Data entries |
+--

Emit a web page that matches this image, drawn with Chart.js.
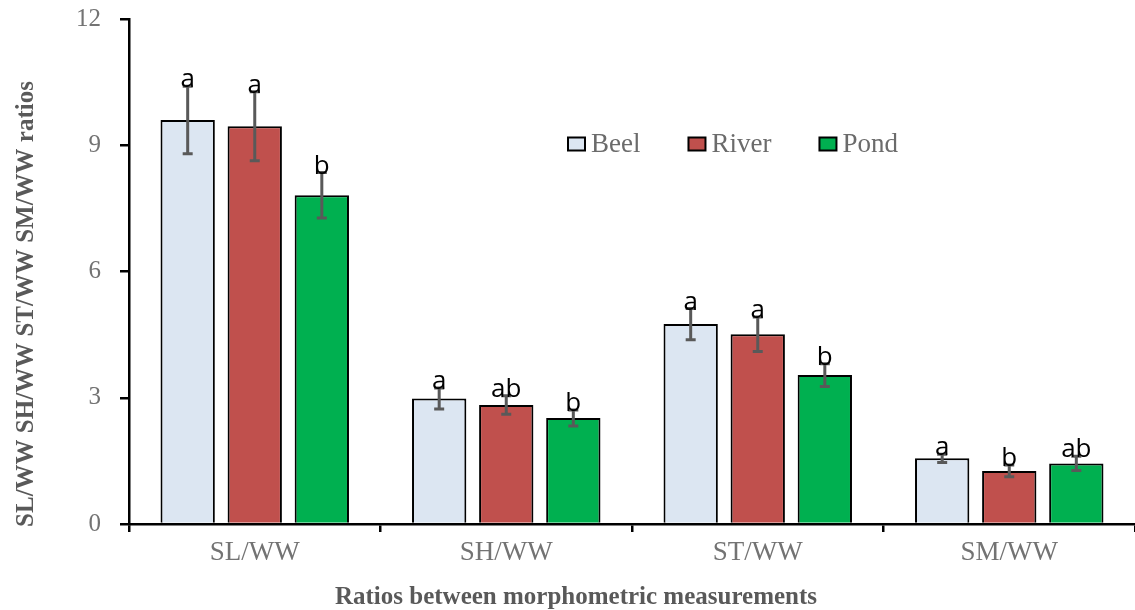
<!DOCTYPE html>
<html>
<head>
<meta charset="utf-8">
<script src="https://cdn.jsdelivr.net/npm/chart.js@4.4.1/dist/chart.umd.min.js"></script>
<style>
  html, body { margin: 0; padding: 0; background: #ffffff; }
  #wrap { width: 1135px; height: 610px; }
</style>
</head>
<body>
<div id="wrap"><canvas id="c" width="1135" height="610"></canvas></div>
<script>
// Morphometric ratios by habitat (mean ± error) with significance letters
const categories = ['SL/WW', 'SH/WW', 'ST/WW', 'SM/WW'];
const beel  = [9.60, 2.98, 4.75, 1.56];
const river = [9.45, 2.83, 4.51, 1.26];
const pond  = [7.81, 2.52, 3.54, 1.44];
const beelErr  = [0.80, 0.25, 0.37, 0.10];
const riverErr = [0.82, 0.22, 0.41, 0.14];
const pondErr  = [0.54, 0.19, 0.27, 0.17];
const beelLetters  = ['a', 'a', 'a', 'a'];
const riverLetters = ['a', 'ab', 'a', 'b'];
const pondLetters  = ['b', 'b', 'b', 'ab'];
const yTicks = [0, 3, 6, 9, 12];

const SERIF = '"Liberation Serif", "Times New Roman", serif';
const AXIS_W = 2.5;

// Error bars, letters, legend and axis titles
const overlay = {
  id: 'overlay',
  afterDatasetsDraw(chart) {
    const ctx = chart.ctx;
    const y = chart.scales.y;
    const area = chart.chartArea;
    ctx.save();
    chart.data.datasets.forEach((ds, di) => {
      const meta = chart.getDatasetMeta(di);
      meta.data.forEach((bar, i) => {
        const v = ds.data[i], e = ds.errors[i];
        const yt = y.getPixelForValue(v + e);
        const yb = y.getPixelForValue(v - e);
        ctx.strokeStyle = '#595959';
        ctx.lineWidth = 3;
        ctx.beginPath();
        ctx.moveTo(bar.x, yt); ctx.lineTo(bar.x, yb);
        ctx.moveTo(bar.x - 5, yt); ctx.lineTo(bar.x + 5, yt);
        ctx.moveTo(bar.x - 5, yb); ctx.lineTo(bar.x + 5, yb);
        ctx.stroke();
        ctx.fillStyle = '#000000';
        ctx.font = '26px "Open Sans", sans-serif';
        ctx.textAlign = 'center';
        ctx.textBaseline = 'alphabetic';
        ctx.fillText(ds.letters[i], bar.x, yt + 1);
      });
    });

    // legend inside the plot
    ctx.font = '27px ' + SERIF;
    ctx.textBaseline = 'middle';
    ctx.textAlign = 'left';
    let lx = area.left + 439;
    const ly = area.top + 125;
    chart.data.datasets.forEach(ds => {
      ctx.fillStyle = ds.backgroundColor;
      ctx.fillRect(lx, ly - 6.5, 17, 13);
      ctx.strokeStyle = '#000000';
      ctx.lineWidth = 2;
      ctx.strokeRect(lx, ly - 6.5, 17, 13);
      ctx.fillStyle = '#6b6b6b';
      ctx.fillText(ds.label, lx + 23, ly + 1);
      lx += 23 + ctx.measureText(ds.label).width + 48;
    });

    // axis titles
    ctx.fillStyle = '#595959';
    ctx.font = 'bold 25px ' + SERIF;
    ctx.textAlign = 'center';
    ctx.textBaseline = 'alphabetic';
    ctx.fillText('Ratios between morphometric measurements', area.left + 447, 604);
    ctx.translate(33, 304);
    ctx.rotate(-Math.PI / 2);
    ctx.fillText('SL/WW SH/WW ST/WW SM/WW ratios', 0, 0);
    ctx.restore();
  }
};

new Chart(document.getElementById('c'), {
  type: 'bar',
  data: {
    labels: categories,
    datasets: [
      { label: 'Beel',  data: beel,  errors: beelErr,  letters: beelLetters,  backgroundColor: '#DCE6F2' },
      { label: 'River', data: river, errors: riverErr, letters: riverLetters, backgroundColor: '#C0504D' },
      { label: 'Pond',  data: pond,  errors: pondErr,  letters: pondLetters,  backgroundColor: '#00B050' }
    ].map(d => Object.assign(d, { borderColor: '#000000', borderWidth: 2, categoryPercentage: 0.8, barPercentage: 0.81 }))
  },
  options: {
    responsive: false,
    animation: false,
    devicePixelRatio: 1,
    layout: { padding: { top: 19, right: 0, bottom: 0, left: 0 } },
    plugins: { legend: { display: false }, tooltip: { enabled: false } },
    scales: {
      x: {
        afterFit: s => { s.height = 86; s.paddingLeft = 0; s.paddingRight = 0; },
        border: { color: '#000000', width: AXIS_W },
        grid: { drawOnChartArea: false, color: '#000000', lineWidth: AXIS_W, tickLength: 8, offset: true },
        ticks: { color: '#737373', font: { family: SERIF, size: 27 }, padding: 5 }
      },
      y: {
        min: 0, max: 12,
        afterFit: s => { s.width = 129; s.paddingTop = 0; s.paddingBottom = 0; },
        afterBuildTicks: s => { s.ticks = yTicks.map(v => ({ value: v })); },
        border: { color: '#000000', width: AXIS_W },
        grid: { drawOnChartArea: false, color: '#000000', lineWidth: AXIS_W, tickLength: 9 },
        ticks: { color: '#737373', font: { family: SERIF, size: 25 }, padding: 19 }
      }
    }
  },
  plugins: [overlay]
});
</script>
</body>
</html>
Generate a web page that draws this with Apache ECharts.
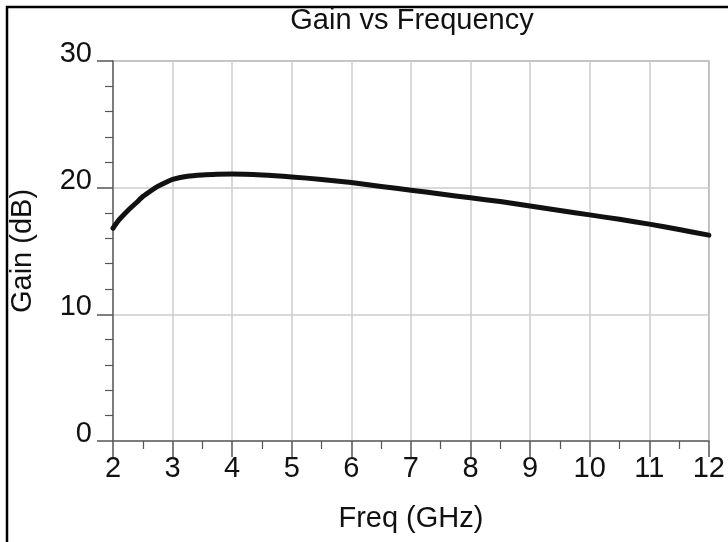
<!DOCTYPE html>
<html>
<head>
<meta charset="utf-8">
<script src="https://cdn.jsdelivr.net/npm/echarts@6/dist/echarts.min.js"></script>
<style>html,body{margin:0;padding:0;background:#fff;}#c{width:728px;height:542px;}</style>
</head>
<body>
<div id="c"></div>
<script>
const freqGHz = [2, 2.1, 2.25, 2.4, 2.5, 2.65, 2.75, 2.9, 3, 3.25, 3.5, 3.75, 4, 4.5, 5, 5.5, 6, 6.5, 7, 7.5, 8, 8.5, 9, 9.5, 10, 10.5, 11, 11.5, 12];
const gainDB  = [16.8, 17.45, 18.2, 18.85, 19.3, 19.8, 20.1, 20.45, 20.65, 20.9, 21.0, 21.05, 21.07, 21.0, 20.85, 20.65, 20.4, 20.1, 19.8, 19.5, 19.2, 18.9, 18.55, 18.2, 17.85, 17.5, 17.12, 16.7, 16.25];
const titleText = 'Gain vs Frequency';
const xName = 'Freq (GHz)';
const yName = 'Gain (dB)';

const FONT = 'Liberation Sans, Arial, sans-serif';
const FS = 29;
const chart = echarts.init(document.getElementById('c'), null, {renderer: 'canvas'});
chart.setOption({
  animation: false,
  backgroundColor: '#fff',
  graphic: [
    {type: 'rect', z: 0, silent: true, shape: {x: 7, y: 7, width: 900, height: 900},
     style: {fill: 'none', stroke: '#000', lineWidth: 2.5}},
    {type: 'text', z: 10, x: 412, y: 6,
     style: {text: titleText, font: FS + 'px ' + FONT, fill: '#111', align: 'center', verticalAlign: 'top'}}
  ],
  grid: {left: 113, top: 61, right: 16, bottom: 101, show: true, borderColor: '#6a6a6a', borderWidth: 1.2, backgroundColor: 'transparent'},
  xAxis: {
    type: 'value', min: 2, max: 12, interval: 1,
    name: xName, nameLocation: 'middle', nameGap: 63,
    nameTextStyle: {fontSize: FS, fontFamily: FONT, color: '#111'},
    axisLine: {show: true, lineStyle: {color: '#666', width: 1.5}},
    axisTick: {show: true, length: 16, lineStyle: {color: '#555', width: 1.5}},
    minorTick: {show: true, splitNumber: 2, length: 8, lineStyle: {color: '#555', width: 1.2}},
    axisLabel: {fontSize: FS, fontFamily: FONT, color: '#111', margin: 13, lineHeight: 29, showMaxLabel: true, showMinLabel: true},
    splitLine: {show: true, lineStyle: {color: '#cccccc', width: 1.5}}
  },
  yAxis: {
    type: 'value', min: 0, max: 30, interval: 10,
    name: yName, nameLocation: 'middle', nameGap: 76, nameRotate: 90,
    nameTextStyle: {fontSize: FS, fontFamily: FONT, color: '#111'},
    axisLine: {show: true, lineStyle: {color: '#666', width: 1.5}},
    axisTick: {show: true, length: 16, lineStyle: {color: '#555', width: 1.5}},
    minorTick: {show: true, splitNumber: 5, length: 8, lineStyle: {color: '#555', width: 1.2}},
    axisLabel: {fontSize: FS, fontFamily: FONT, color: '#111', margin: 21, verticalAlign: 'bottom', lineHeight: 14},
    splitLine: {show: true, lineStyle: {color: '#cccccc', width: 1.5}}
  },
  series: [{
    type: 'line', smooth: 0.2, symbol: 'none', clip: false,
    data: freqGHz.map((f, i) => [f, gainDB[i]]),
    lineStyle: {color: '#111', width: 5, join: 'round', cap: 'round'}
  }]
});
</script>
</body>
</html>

+--

Instruction |
Leave the pictures out, then copy word for word only the lines from the one containing "Generate a web" through the one containing "const yName = 'Gain (dB)';", both included.

Expected output |
Generate a web page that draws this with Apache ECharts.
<!DOCTYPE html>
<html>
<head>
<meta charset="utf-8">
<script src="https://cdn.jsdelivr.net/npm/echarts@6/dist/echarts.min.js"></script>
<style>html,body{margin:0;padding:0;background:#fff;}#c{width:728px;height:542px;}</style>
</head>
<body>
<div id="c"></div>
<script>
const freqGHz = [2, 2.1, 2.25, 2.4, 2.5, 2.65, 2.75, 2.9, 3, 3.25, 3.5, 3.75, 4, 4.5, 5, 5.5, 6, 6.5, 7, 7.5, 8, 8.5, 9, 9.5, 10, 10.5, 11, 11.5, 12];
const gainDB  = [16.8, 17.45, 18.2, 18.85, 19.3, 19.8, 20.1, 20.45, 20.65, 20.9, 21.0, 21.05, 21.07, 21.0, 20.85, 20.65, 20.4, 20.1, 19.8, 19.5, 19.2, 18.9, 18.55, 18.2, 17.85, 17.5, 17.12, 16.7, 16.25];
const titleText = 'Gain vs Frequency';
const xName = 'Freq (GHz)';
const yName = 'Gain (dB)';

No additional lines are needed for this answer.